I’ll try and make a serious but inevitably somewhat rambling reply to this.
It depends what you mean by “peak”. The standard of pretty much all sports now is higher than it ever was. People are not claiming that sport of 30 years or 50 years ago is a higher standard than it is now. It isn’t. The players are fitter, the money (in professional sport) earned is greater, more time is dedicated by sportspeople to their craft and it’s more scientific. The coverage is far more comprehensive.
But in a way it’s these very advances that have turned people off. Sport seems so much serious and formal now - and yet that seriousness has made it seem less serious to the average punter - or less connected. Less connected in that most sport feels more a branch of the entertainment industry than something rooted in community and society. I think anyway. I think all sports seem to be drifting away from something rooted in community and society to being something more disconnected, much more corporatised, and predictable.
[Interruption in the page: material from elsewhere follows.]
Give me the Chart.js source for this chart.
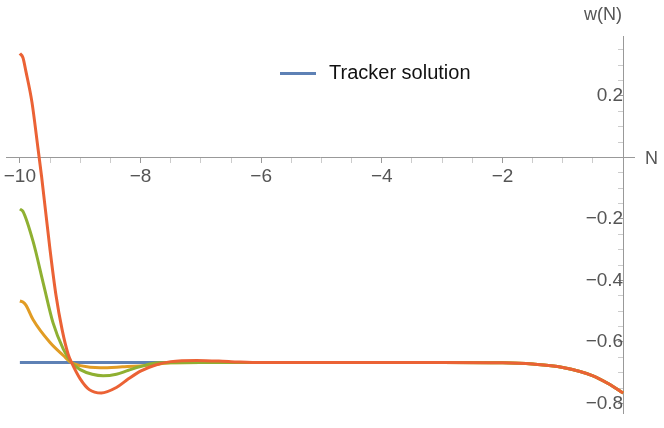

What a lot of people imagine as the “peak” of sport is when it was at its most enjoyable - not necessarily the most innocent - because the most innocent time was the 19th century, but where there was at least a certain feeling of innocence. It was the very informality and often shambolic nature of ye olde sport that created the connection and made things feel more serious to the attendee or viewer. It was the connectedness. It was the communality of culture. The accessibility. The idea of 135,000 people standing together in Hampden Park, the idea of Hill 16 and banners and flags and scarves, or the shot of the Lansdowne Road end after Ronnie Whelan scored against the North in 1989 singing Que Sera Sera. The key factor which made that image so powerful was that everybody on that terrace was packed in like sardines standing together, focussed on nothing else except singing and raising their scarves or flags or inflatable bananas above their heads.
You mention the Liverpool of Fowler. When people recall the 1995/96 season they recall it because they felt it mattered. It mattered most of all to Newcastle. There were two main figures in the drama - Kevin Keegan and Eric Cantona. The whole thing played out as a human tragedy for Keegan and for Newcastle and as the glorious return of a villain/hero (depending on your team). The Gerrard slip and Liverpool failing at the very end in 2014 played out in a similar way. These were communal events experienced communally. They’re becoming rarer and rarer.
The communality and informality is breaking down, everything is more fragmented and more cynical now. We refuse to give up the trappings of modern society like online shopping and obsession with mobile phones and computers, and yet we hate ourselves for it. Concentration of wealth is a major issue in sport, as it is in society.
If I was to pick one thing that really annoys people, it’s the GAA’s insistence on online only tickets. This puts up such a mental barrier to entry. It turns people off in a visceral way, in a somewhat irrational way, but in a real way. It makes people grumpy and discontented, dissatisfied, cynical. It weakens the emotional bond. Emotional bond is everything. There are so many small things of this nature that are weakening the emotional bonds to sport among the public.
There are exceptions and anomalies to this sort of view and obviously you can pick holes in it - for instance Gaelic football was very predictable between about 1973 and 1990 - but I think it’s more true than not.
I could probably write 10,000 words about this but I prefer to bore people in pubs with those 10,000 words.